グローバルな社会変化と日本のプロジェクトマネジメント

変化の波は日本だけでなく世界的な傾向

――まずプロジェクトマネジメントの実情についてお伺いします。新型コロナウイルス感染症の拡大が終息をむかえ、社会そのものや働き方自体も変化していますが、プロジェクトマネジメントにおいて変化はありましたか

カン:新型コロナウイルス感染症の影響で最も大きかったのは、多くの企業がリモートワークを導入したことです。そのことがプロジェクトマネジメントに与えた影響は二つあります。

 第一に、コロナ以前からプロジェクトチームはリモートワークに慣れていたという点です。プロジェクトチームは一時的に編成されるため、異なる場所から人材を確保して協働する必要がありました。そのため、コロナ禍における働き方の変化も比較的スムーズに移行できました。

 もう一つは、コロナ禍をきっかけにデジタルトランスフォーメーションが急速に進んだことです。人々が職場に出勤できなくなり、企業はデジタル時代において競争力を維持するために、新たな技術を様々な事業領域に導入・統合し、ビジネスモデルの再構築、それに応じてプロセス、サービス、製品を変更せざるを得なくなりました。デジタル化が不可欠となったため、それまで遠隔化に消極的だった業界も大きく変化しました。例えば建設業界、特に大規模プロジェクトではリモートワークが困難で現場常駐が必要ですが、それでも変化の波は押し寄せています。業界ごとに事情は異なりますが、これは日本だけでなく世界的な傾向だといえます。

――日本はアジアの中でも働き方やプロジェクトの進め方が独特だと思うのですが、どのように捉えられていますか

カン:プロジェクト管理手法には大きく二つの流れがあります。一つは従来型、いわゆる「ウォーターフォール」と呼ばれる方法で、計画から実行、モニタリングへと順を追って進める予測型アプローチです。これは非常にプロセス志向のアプローチで、特に日本の製造業では長く採用されてきました。他のアジア企業と比べても、日本企業は予測型アプローチの導入に非常に長けていたといえるでしょう。

 もう一つはアジャイル型アプローチや適応型ワークスタイルで、その組み合わせも存在します。トヨタが確立したかんばん方式はその代表例で、かんばん方式自体は完全なプロセス志向ではなく、むしろアジャイルや反復型の性質を持っています。日本はこの分野でも最先端を走っており、特にデジタルトランスフォーメーションの中で導入が加速しました。新しい働き方、とりわけアジャイル手法の普及において、日本はとても印象的な成果を上げています。

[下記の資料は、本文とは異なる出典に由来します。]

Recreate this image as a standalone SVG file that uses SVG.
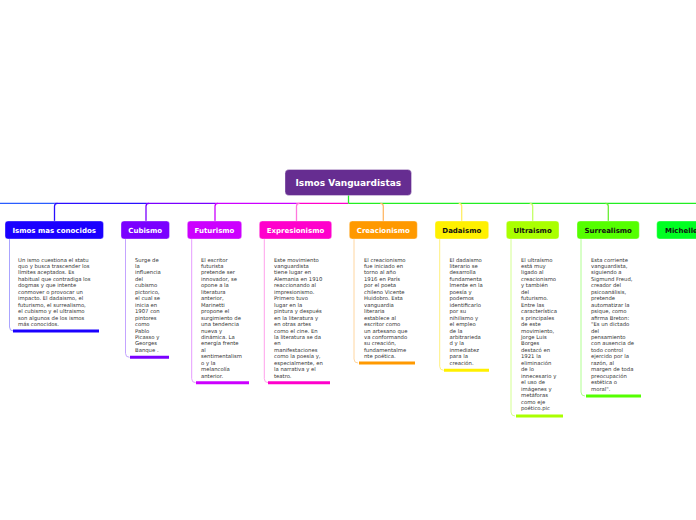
<svg xmlns="http://www.w3.org/2000/svg" width="696" height="520" viewBox="0 0 696 520">
<style>
.lbl{font-family:"DejaVu Sans",Verdana,sans-serif;font-weight:bold;font-size:7px;text-anchor:middle}
.root{font-family:"DejaVu Sans",Verdana,sans-serif;font-weight:bold;font-size:9px;text-anchor:middle;fill:#ffffff}
.w{fill:#ffffff}
.k{fill:#111111}
.body{font-family:"DejaVu Sans",Verdana,sans-serif;font-size:5.3px;fill:#333333}
.box{stroke:#ffffff;stroke-opacity:0.35;stroke-width:1}
.c{fill:none;stroke-width:1.3}
.side{fill:none;stroke-width:1}
.bar{stroke-width:3;fill:none}
</style>
<rect width="696" height="520" fill="#ffffff"/>
<g id="connectors">
<path class="c" d="M0,203.3 H54.5" stroke="#2a5cff"/>
<path class="c" d="M54.5,203.3 H146" stroke="#2a10ff"/>
<path class="c" d="M146,203.3 H215" stroke="#7a00ff"/>
<path class="c" d="M215,203.3 H296.5" stroke="#cc00ff"/>
<path class="c" d="M296.5,203.3 H348.5" stroke="#ff00cc"/>
<path class="c" d="M348.5,203.3 H696" stroke="#22ee22"/>
<path class="c" d="M348.5,195 V203.3" stroke="#22ee22"/>
<path class="c" d="M57.5,203.3 Q54.5,203.3 54.5,206.3 V221" stroke="#2a10ff"/>
<path class="c" d="M149,203.3 Q146,203.3 146,206.3 V221" stroke="#7a00ff"/>
<path class="c" d="M218,203.3 Q215,203.3 215,206.3 V221" stroke="#cc00ff"/>
<path class="c" d="M299.5,203.3 Q296.5,203.3 296.5,206.3 V221" stroke="#ff77dd"/>
<path class="c" d="M380.3,203.3 Q383.3,203.3 383.3,206.3 V221" stroke="#ffb866"/>
<path class="c" d="M458.7,203.3 Q461.7,203.3 461.7,206.3 V221" stroke="#ffee66"/>
<path class="c" d="M529.7,203.3 Q532.7,203.3 532.7,206.3 V221" stroke="#c4ff66"/>
<path class="c" d="M605.3,203.3 Q608.3,203.3 608.3,206.3 V221" stroke="#66ee33"/>
</g>
<g id="root">
<rect x="285" y="169.5" width="126.5" height="26" rx="4" fill="#662d91" class="box"/>
<text class="root" x="348.3" y="185.8">Ismos Vanguardistas</text>
</g>
<g id="n1">
<path class="side" d="M9.5,239 V327 Q9.5,331 13.5,331" stroke="#aaa4ff"/>
<line class="bar" x1="13" y1="331" x2="99" y2="331" stroke="#1a00ff"/>
<rect x="5" y="221" width="98.5" height="18" rx="3" fill="#1a00ff" class="box"/>
<text class="lbl w" x="54.2" y="232.5">Ismos mas conocidos</text>
<text class="body" y="261.5"><tspan x="18">Un ismo cuestiona el statu</tspan><tspan x="18" dy="6.46">quo y busca trascender los</tspan><tspan x="18" dy="6.46">límites aceptados. Es</tspan><tspan x="18" dy="6.46">habitual que contradiga los</tspan><tspan x="18" dy="6.46">dogmas y que intente</tspan><tspan x="18" dy="6.46">conmover o provocar un</tspan><tspan x="18" dy="6.46">impacto. El dadaismo, el</tspan><tspan x="18" dy="6.46">futurismo, el surrealismo,</tspan><tspan x="18" dy="6.46">el cubismo y el ultraismo</tspan><tspan x="18" dy="6.46">son algunos de los ismos</tspan><tspan x="18" dy="6.46">más conocidos.</tspan></text>
</g>
<g id="n2">
<path class="side" d="M125.5,239 V353.3 Q125.5,357.3 129.5,357.3" stroke="#c4a4ff"/>
<line class="bar" x1="130" y1="357.3" x2="169" y2="357.3" stroke="#7a00ff"/>
<rect x="121" y="221" width="48.5" height="18" rx="3" fill="#7a00ff" class="box"/>
<text class="lbl w" x="145.2" y="232.5">Cubismo</text>
<text class="body" y="261.5"><tspan x="135">Surge de</tspan><tspan x="135" dy="6.46">la</tspan><tspan x="135" dy="6.46">influencia</tspan><tspan x="135" dy="6.46">del</tspan><tspan x="135" dy="6.46">cubismo</tspan><tspan x="135" dy="6.46">pictorico,</tspan><tspan x="135" dy="6.46">el cual se</tspan><tspan x="135" dy="6.46">inicia en</tspan><tspan x="135" dy="6.46">1907 con</tspan><tspan x="135" dy="6.46">pintores</tspan><tspan x="135" dy="6.46">como</tspan><tspan x="135" dy="6.46">Pablo</tspan><tspan x="135" dy="6.46">Picasso y</tspan><tspan x="135" dy="6.46">Georges</tspan><tspan x="135" dy="6.46">Banque .</tspan></text>
</g>
<g id="n3">
<path class="side" d="M191.7,239 V378.7 Q191.7,382.7 195.7,382.7" stroke="#e69cff"/>
<line class="bar" x1="196" y1="382.7" x2="249" y2="382.7" stroke="#cc00ff"/>
<rect x="187.3" y="221" width="54.4" height="18" rx="3" fill="#cc00ff" class="box"/>
<text class="lbl w" x="214.5" y="232.5">Futurismo</text>
<text class="body" y="261.5"><tspan x="201">El escritor</tspan><tspan x="201" dy="6.46">futurista</tspan><tspan x="201" dy="6.46">pretende ser</tspan><tspan x="201" dy="6.46">innovador, se</tspan><tspan x="201" dy="6.46">opone a la</tspan><tspan x="201" dy="6.46">literatura</tspan><tspan x="201" dy="6.46">anterior,</tspan><tspan x="201" dy="6.46">Marinetti</tspan><tspan x="201" dy="6.46">propone el</tspan><tspan x="201" dy="6.46">surgimiento de</tspan><tspan x="201" dy="6.46">una tendencia</tspan><tspan x="201" dy="6.46">nueva y</tspan><tspan x="201" dy="6.46">dinámica. La</tspan><tspan x="201" dy="6.46">energía frente</tspan><tspan x="201" dy="6.46">al</tspan><tspan x="201" dy="6.46">sentimentalism</tspan><tspan x="201" dy="6.46">o y la</tspan><tspan x="201" dy="6.46">melancolía</tspan><tspan x="201" dy="6.46">anterior.</tspan></text>
</g>
<g id="n4">
<path class="side" d="M264.3,239 V378.7 Q264.3,382.7 268.3,382.7" stroke="#ffa0ec"/>
<line class="bar" x1="268" y1="382.7" x2="330" y2="382.7" stroke="#ff00cc"/>
<rect x="259.3" y="221" width="72.4" height="18" rx="3" fill="#ff00cc" class="box"/>
<text class="lbl w" x="295.5" y="232.5">Expresionismo</text>
<text class="body" y="261.5"><tspan x="274">Este movimiento</tspan><tspan x="274" dy="6.46">vanguardista</tspan><tspan x="274" dy="6.46">tiene lugar en</tspan><tspan x="274" dy="6.46">Alemania en 1910</tspan><tspan x="274" dy="6.46">reaccionando al</tspan><tspan x="274" dy="6.46">impresionismo.</tspan><tspan x="274" dy="6.46">Primero tuvo</tspan><tspan x="274" dy="6.46">lugar en la</tspan><tspan x="274" dy="6.46">pintura y después</tspan><tspan x="274" dy="6.46">en la literatura y</tspan><tspan x="274" dy="6.46">en otras artes</tspan><tspan x="274" dy="6.46">como el cine. En</tspan><tspan x="274" dy="6.46">la literatura se da</tspan><tspan x="274" dy="6.46">en</tspan><tspan x="274" dy="6.46">manifestaciones</tspan><tspan x="274" dy="6.46">como la poesía y,</tspan><tspan x="274" dy="6.46">especialmente, en</tspan><tspan x="274" dy="6.46">la narrativa y el</tspan><tspan x="274" dy="6.46">teatro.</tspan></text>
</g>
<g id="n5">
<path class="side" d="M354,239 V359 Q354,363 358,363" stroke="#ffd6a0"/>
<line class="bar" x1="359" y1="363" x2="415" y2="363" stroke="#ff9900"/>
<rect x="349.3" y="221" width="68" height="18" rx="3" fill="#ff9900" class="box"/>
<text class="lbl w" x="383.3" y="232.5">Creacionismo</text>
<text class="body" y="261.5"><tspan x="364">El creacionismo</tspan><tspan x="364" dy="6.46">fue iniciado en</tspan><tspan x="364" dy="6.46">torno al año</tspan><tspan x="364" dy="6.46">1916 en París</tspan><tspan x="364" dy="6.46">por el poeta</tspan><tspan x="364" dy="6.46">chileno Vicente</tspan><tspan x="364" dy="6.46">Huidobro. Esta</tspan><tspan x="364" dy="6.46">vanguardia</tspan><tspan x="364" dy="6.46">literaria</tspan><tspan x="364" dy="6.46">establece al</tspan><tspan x="364" dy="6.46">escritor como</tspan><tspan x="364" dy="6.46">un artesano que</tspan><tspan x="364" dy="6.46">va conformando</tspan><tspan x="364" dy="6.46">su creación,</tspan><tspan x="364" dy="6.46">fundamentalme</tspan><tspan x="364" dy="6.46">nte poética.</tspan></text>
</g>
<g id="n6">
<path class="side" d="M439.7,239 V366.3 Q439.7,370.3 443.7,370.3" stroke="#fff080"/>
<line class="bar" x1="444" y1="370.3" x2="489" y2="370.3" stroke="#fff000"/>
<rect x="435" y="221" width="53.7" height="18" rx="3" fill="#fff000" class="box"/>
<text class="lbl k" x="461.8" y="232.5">Dadaismo</text>
<text class="body" y="261.5"><tspan x="449.5">El dadaismo</tspan><tspan x="449.5" dy="6.46">literario se</tspan><tspan x="449.5" dy="6.46">desarrolla</tspan><tspan x="449.5" dy="6.46">fundamenta</tspan><tspan x="449.5" dy="6.46">lmente en la</tspan><tspan x="449.5" dy="6.46">poesía y</tspan><tspan x="449.5" dy="6.46">podemos</tspan><tspan x="449.5" dy="6.46">identificarlo</tspan><tspan x="449.5" dy="6.46">por su</tspan><tspan x="449.5" dy="6.46">nihilismo y</tspan><tspan x="449.5" dy="6.46">el empleo</tspan><tspan x="449.5" dy="6.46">de la</tspan><tspan x="449.5" dy="6.46">arbitrarieda</tspan><tspan x="449.5" dy="6.46">d y la</tspan><tspan x="449.5" dy="6.46">inmediatez</tspan><tspan x="449.5" dy="6.46">para la</tspan><tspan x="449.5" dy="6.46">creación.</tspan></text>
</g>
<g id="n7">
<path class="side" d="M511,239 V412 Q511,416 515,416" stroke="#d4ff90"/>
<line class="bar" x1="516" y1="416" x2="563" y2="416" stroke="#aaff00"/>
<rect x="506.3" y="221" width="52.7" height="18" rx="3" fill="#aaff00" class="box"/>
<text class="lbl k" x="532.6" y="232.5">Ultraismo</text>
<text class="body" y="261.5"><tspan x="521">El ultraísmo</tspan><tspan x="521" dy="6.46">está muy</tspan><tspan x="521" dy="6.46">ligado al</tspan><tspan x="521" dy="6.46">creacionismo</tspan><tspan x="521" dy="6.46">y también</tspan><tspan x="521" dy="6.46">del</tspan><tspan x="521" dy="6.46">futurismo.</tspan><tspan x="521" dy="6.46">Entre las</tspan><tspan x="521" dy="6.46">característica</tspan><tspan x="521" dy="6.46">s principales</tspan><tspan x="521" dy="6.46">de este</tspan><tspan x="521" dy="6.46">movimiento,</tspan><tspan x="521" dy="6.46">Jorge Luis</tspan><tspan x="521" dy="6.46">Borges</tspan><tspan x="521" dy="6.46">destacó en</tspan><tspan x="521" dy="6.46">1921 la</tspan><tspan x="521" dy="6.46">eliminación</tspan><tspan x="521" dy="6.46">de lo</tspan><tspan x="521" dy="6.46">innecesario y</tspan><tspan x="521" dy="6.46">el uso de</tspan><tspan x="521" dy="6.46">imágenes y</tspan><tspan x="521" dy="6.46">metáforas</tspan><tspan x="521" dy="6.46">como eje</tspan><tspan x="521" dy="6.46">poético.pic</tspan></text>
</g>
<g id="n8">
<path class="side" d="M581,239 V392 Q581,396 585,396" stroke="#b0ff90"/>
<line class="bar" x1="586" y1="396" x2="641" y2="396" stroke="#55ff00"/>
<rect x="577" y="221" width="62.3" height="18" rx="3" fill="#55ff00" class="box"/>
<text class="lbl k" x="608.2" y="232.5">Surrealismo</text>
<text class="body" y="261.5"><tspan x="591">Esta corriente</tspan><tspan x="591" dy="6.46">vanguardista,</tspan><tspan x="591" dy="6.46">siguiendo a</tspan><tspan x="591" dy="6.46">Sigmund Freud,</tspan><tspan x="591" dy="6.46">creador del</tspan><tspan x="591" dy="6.46">psicoanálisis,</tspan><tspan x="591" dy="6.46">pretende</tspan><tspan x="591" dy="6.46">automatizar la</tspan><tspan x="591" dy="6.46">psique, como</tspan><tspan x="591" dy="6.46">afirma Breton:</tspan><tspan x="591" dy="6.46">"Es un dictado</tspan><tspan x="591" dy="6.46">del</tspan><tspan x="591" dy="6.46">pensamiento</tspan><tspan x="591" dy="6.46">con ausencia de</tspan><tspan x="591" dy="6.46">todo control</tspan><tspan x="591" dy="6.46">ejercido por la</tspan><tspan x="591" dy="6.46">razón, al</tspan><tspan x="591" dy="6.46">margen de toda</tspan><tspan x="591" dy="6.46">preocupación</tspan><tspan x="591" dy="6.46">estética o</tspan><tspan x="591" dy="6.46">moral".</tspan></text>
</g>
<g id="n9">
<rect x="656.7" y="221" width="60" height="18" rx="3" fill="#00ff22" class="box"/>
<text class="lbl k" x="665" y="232.5" style="text-anchor:start">Michelle</text>
</g>
</svg>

――プロジェクトマネジメントにおいて日本と他国の違いはありますか

カン:日本国内のプロジェクトチームでは、どんな手法を組み合わせても「プロセス」に対する共通認識があることが他の国々との大きな違いです。しかし、日本企業がグローバルに展開すると事情は変わります。例えばベトナムでは柔軟すぎる文化がある一方で、日本は硬直的だと指摘されることもあります。文化的要素が影響するため、グローバルに活動する際には新たな基準やプロセスの調整が必要となります。

 PMIが提供するPMP認定資格は世界的に有名で、会員数は年率5~10%で安定的に成長しています。特にコロナ禍では、日本市場が世界最高レベルの成長率を記録しました。日本は当社にとって最も重要な市場の一つであり、他の先進国経済圏よりも高い成長率を維持しています。

社会変化に伴って大きく変わった「成功」の定義

「成功」の定義はプロジェクトから価値を提供できたかどうか

――プロジェクトマネジメントにおける「成功」の定義とは何でしょうか。

カン:従来はプロジェクトがスコープ、つまり「何を行い」「何をしないか」を管理し、予算と期間内に収まれば「成功」とされていました。これはいわゆる「トリプル・コンストレイント」、スコープ・予算・期間を満たすことです。これが昔の成功定義でした。

 現代では、プロジェクトは非常に複雑化し、種類によって大きく異なります。例えばITプロジェクトなら3ヵ月で完了することもありますが、インフラや国家規模のプロジェクトは5年、10年とかかることもあります。そのため、プロジェクト開始前や1年後の目標を正確に予測するのは難しく、成果提供までの期間は長期化し、関与するステークホルダーも拡大しています。昔は小規模チームで、上司やクライアントだけがステークホルダーでしたが、現在では政府、さらには複数の国が関与する、大規模かつ複雑なプロジェクトも存在します。

――これまでとは「成功」を定義するものが変わったということですね

カン:昨年、プロジェクト成功の定義について最大規模の調査が行われました。その調査報告書によると、新たな定義は「投入した労力と費用に見合う価値を提供したプロジェクト」です。つまり、努力や費用を上回る価値を提供することが求められています。

 ここで重要なのは、製品や成果はステークホルダーにとって価値として認識される必要があるという点です。スコープや予算、納期を満たしていても、最終的にステークホルダーが価値を感じなければ、それは成功とはいえません。逆に、スケジュール変更があったとしても「結果的に大きな価値をもたらした」とステークホルダーが認識すれば、それは失敗ではなく「変更」として受け止められます。

 予算が変わらない場合もあれば、新しい技術導入で資材費やスコープが変化することもあります。重要なのは、最終的に価値を提供できるかどうかです。最終顧客やステークホルダーに価値を届けられれば、それが「成功したプロジェクト」だといえます。